BBC’s The One Show on Tyres

You can catch it on iPlayer for the usual limited time. The One Show on BBC One tonight had a segment about driving on bald tyres. It starts at 2½ minutes in.

The programme says that around 60% of cars seen by garages (well, one in Northampton, so it’s reasonable to extrapolate a little) have at least one defective tyre. The claim is made that people are leaving it longer before replacing tyres due to the adverse economy we’re currently experiencing.

There’s nothing wrong with the segment overall, but it makes the highly misleading and erroneous claim that if your tyres fail the “20p test” they are illegal. I mentioned this test in several recent posts (for example here, and then again here. Oh, and here).

The One Show is absolutely wrong about this.

The legal minimum tread depth is 1.6mm across the middle ¾ of the tyre and all around the edge. The Highway Code confirms this:

Tyres. Tyres MUST be correctly inflated to the vehicle manufacturer’s specification for the load being carried. Always refer to the vehicle’s handbook or data. Tyres should also be free from certain cuts and other defects.

Cars, light vans and light trailers MUST have a tread depth of at least 1.6 mm across the central three-quarters of the breadth of the tread and around the entire circumference.

Motorcycles, large vehicles and passenger-carrying vehicles MUST have a tread depth of at least 1 mm across three-quarters of the breadth of the tread and in a continuous band around the entire circumference.

Mopeds should have visible tread.

Be aware that some vehicle defects can attract penalty points.

Indirectly, this is all the fault of the Cumbria Police and the media morons who reported their blitz on dangerous tyres ahead of this winter (that first article I wrote which mentioned the “20p test”). The rim on a 20p is about 2.5mm wide, and Cumbria Police were obviously using this as an overkill method of warning people who drive in the harsh Cumbrian winters on the tricky Cumbrian roads about the risks they were taking as their tyres wore lower and lower (driving in Cumbria in winter is not quite the same as driving in London or any other city during the same season).

To measure 1.6mm you can use the row of dots on a 10p piece (or buy a proper tool from Halfords for a couple of quid).

The One Show goes on to suggest that a tyre failing the “20p test” is dangerous – even saying that anything less than 3mm is illegal, and carrying out an unscientific test to prove their incorrect ideas.

Yes, we know that the lower the tread, the longer the stopping distance, but the fact remains that 1.6mm is still the legal minimum – not 3mm, as the BBC is falsely claiming.
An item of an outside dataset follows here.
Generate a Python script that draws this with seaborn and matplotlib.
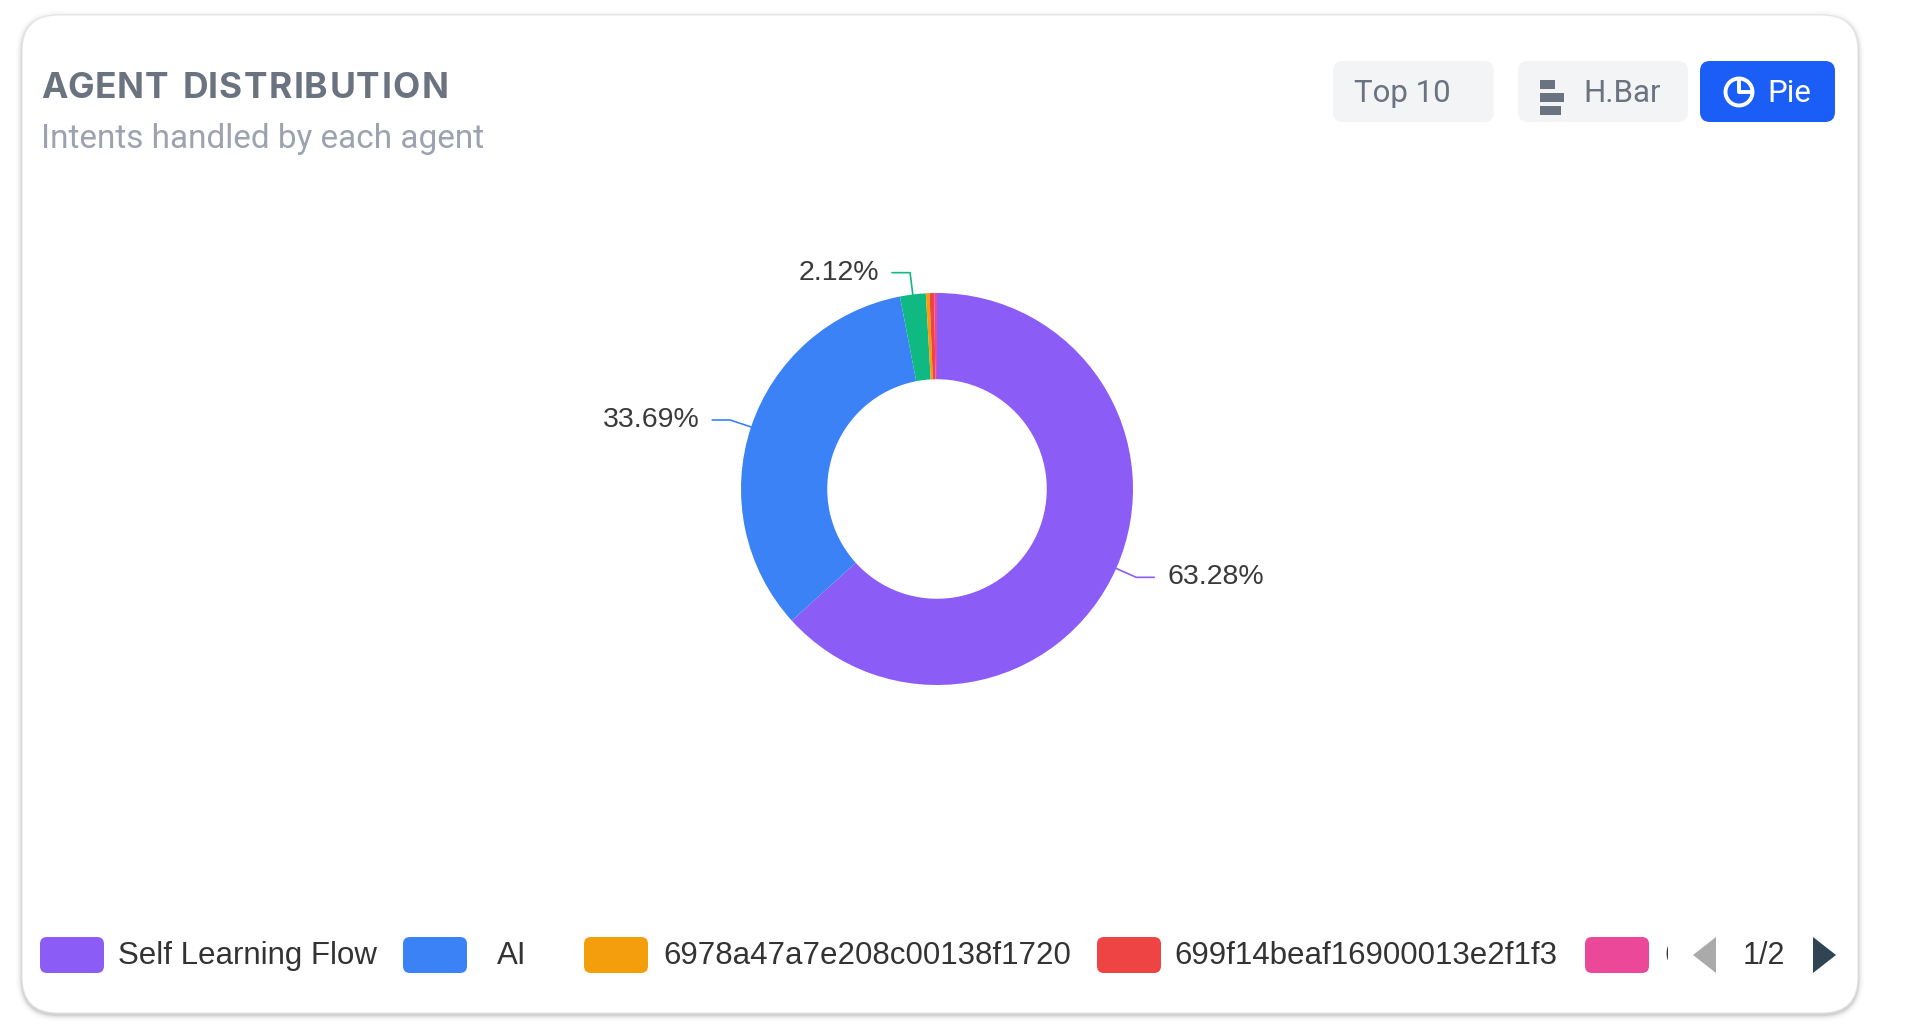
import matplotlib
matplotlib.use("Agg")
import matplotlib.pyplot as plt
from matplotlib.patches import FancyBboxPatch, Rectangle, Polygon, Circle
from matplotlib.textpath import TextPath
from matplotlib.font_manager import FontProperties
import numpy as np
import seaborn as sns

# --- data ---
slice_names = ["Self Learning Flow", "AI", "", "6978a47a7e208c00138f1720",
               "699f14beaf16900013e2f1f3", "6"]
shares = [63.28, 33.69, 2.12, 0.30, 0.38, 0.23]
slice_colors = ["#8b5cf6", "#3b82f6", "#10b981", "#f59e0b", "#ef4444", "#ec4899"]
legend_page = [0, 1, 3, 4, 5]          # items shown on legend page 1
page_text = "1/2"
buttons = ["Top 10", "H.Bar", "Pie"]
title = "AGENT DISTRIBUTION"
subtitle = "Intents handled by each agent"

W, H = 1907, 1032
sns.set_theme(style="white")
plt.rcParams["font.family"] = ["Liberation Sans", "DejaVu Sans"]
palette = sns.color_palette(slice_colors)

fig = plt.figure(figsize=(W / 100, H / 100), dpi=100)
fig.patch.set_facecolor("white")

# background axes in pixel units (y down)
bg = fig.add_axes([0, 0, 1, 1])
bg.set_xlim(0, W)
bg.set_ylim(H, 0)
bg.axis("off")


def spaced_text(x, y, s, size, spacing, **kw):
    # letter-spaced text: advance each glyph by its own width plus spacing (px)
    fp = FontProperties(family=kw.pop("family"), weight=kw.pop("weight", "normal"), size=size)
    px_per_pt = 100 / 72
    for i, ch in enumerate(s):
        adv = TextPath((0, 0), s[:i], prop=fp).get_extents().width if i else 0
        if i and s[i - 1] == " ":
            adv = TextPath((0, 0), s[:i] + "x", prop=fp).get_extents().width - \
                  TextPath((0, 0), "x", prop=fp).get_extents().width
        bg.text(x + adv * px_per_pt + i * spacing, y, ch, fontproperties=fp, **kw)


# card with soft shadow
for g, a in [(6, 0.015), (4, 0.03), (2.5, 0.05), (1.2, 0.08)]:
    bg.add_patch(FancyBboxPatch((22 - g, 15 - g + 2), 1836 + 2 * g, 998 + 2 * g,
                                boxstyle=f"round,pad=0,rounding_size={36 + g}",
                                fc="black", ec="none", alpha=a))
bg.add_patch(FancyBboxPatch((22, 15), 1836, 998, boxstyle="round,pad=0,rounding_size=36",
                            fc="white", ec="#e4e4e7", lw=0.8))

# header
spaced_text(41, 88, title, 25.5, 1.4, family=["Inter", "Roboto", "DejaVu Sans"],
            weight="bold", color="#6b7280", va="center", ha="left")
bg.text(41, 139, subtitle, fontsize=24, color="#9ca3af",
        family="Roboto", va="center", ha="left")

# toggle buttons
btn_boxes = [(1333, 161), (1518, 170), (1700, 135)]
for (bx, bw), label in zip(btn_boxes, buttons):
    active = label == "Pie"
    bg.add_patch(FancyBboxPatch((bx, 61), bw, 61, boxstyle="round,pad=0,rounding_size=10",
                                fc="#1b5ef7" if active else "#f3f4f6", ec="none"))
bg.text(1354, 94, buttons[0], fontsize=22.5, color="#6b7280", family="Roboto", va="center")
for y0, w in [(80, 15), (93, 24), (106, 21)]:
    bg.add_patch(Rectangle((1540, y0), w, 9, fc="#6b7280", ec="none"))
bg.text(1583, 94, buttons[1], fontsize=22.5, color="#6b7280", family="Roboto", va="center")
bg.add_patch(Circle((1739, 92), 13.5, fc="none", ec="white", lw=2.8))
bg.plot([1739, 1739, 1752.5], [78.5, 92, 92], color="white", lw=2.8, solid_capstyle="butt")
bg.text(1767, 94, buttons[2], fontsize=22.5, color="white", family="Roboto", va="center")

# donut
cx, cy, R = 937, 489, 196
half = 250
ax = fig.add_axes([(cx - half) / W, (H - cy - half) / H, 2 * half / W, 2 * half / H])
wedges, _ = ax.pie(shares, colors=palette, startangle=90, counterclock=False,
                   radius=1.0, wedgeprops=dict(width=0.44, linewidth=0))
lim = half / R
ax.set_xlim(-lim, lim)
ax.set_ylim(-lim, lim)
ax.axis("off")

k1, k2, gap = 1 + 22 / R, 18 / R, 13 / R
for w, val, col in zip(wedges, shares, palette):
    if val < 1:
        continue
    ang = np.deg2rad((w.theta1 + w.theta2) / 2)
    c, s = np.cos(ang), np.sin(ang)
    side = 1 if c >= 0 else -1
    x1, y1 = k1 * c, k1 * s
    ax.plot([c, x1, x1 + side * k2], [s, y1, y1], color=col, lw=1.2, clip_on=False)
    ax.text(x1 + side * (k2 + gap), y1, f"{val:.2f}%", fontsize=20.5, color="#3a3a3a",
            ha="left" if side > 0 else "right", va="center", clip_on=False)

# legend (page 1)
sw_x = [40, 403, 584, 1097, 1585]
tx_x = [118, 497, 663, 1174, 1664]
ly = 955
for i, sx, tx in zip(legend_page, sw_x, tx_x):
    bg.add_patch(FancyBboxPatch((sx, ly - 18), 64, 36, boxstyle="round,pad=0,rounding_size=7",
                                fc=palette[i], ec="none"))
    t = bg.text(tx, ly + 1, slice_names[i], fontsize=22.5, color="#333333",
                va="center", ha="left")
    if i == legend_page[-1]:
        t.set_clip_on(True)
        t.set_clip_path(Rectangle((tx, ly - 30), 4, 60, transform=bg.transData))

bg.add_patch(Polygon([(1716, 937), (1716, 973), (1693, 955)], closed=True,
                     fc="#aaaaaa", ec="none"))
bg.text(1764, ly + 1, page_text, fontsize=22, color="#333333", ha="center", va="center")
bg.add_patch(Polygon([(1813, 937), (1813, 973), (1836, 955)], closed=True,
                     fc="#2f4554", ec="none"))

fig.savefig("out.png", dpi=100, facecolor="white")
And although garages might refuse to MoT a car with less than 3mm of tread on its tyres, that’s not the same as them being illegal.

EDIT: This article is already attracting a lot of hits. A reader has commented that the car with the “dodgy tyres” doesn’t skid into the boxes – it rolls into them. This suggests that the test was perhaps rigged to give more dramatic results.

Obviously, we only have The One Show’s word that the tyres were at the tread depth the woman’s car had. Speculation, of course, but it makes you think.

Of course, the stopping distance is best with new tyres. But it gets greater with ANY amount of wear. The question is: at what point does it become dangerous? The law says below 1.6mm, and not 3mm.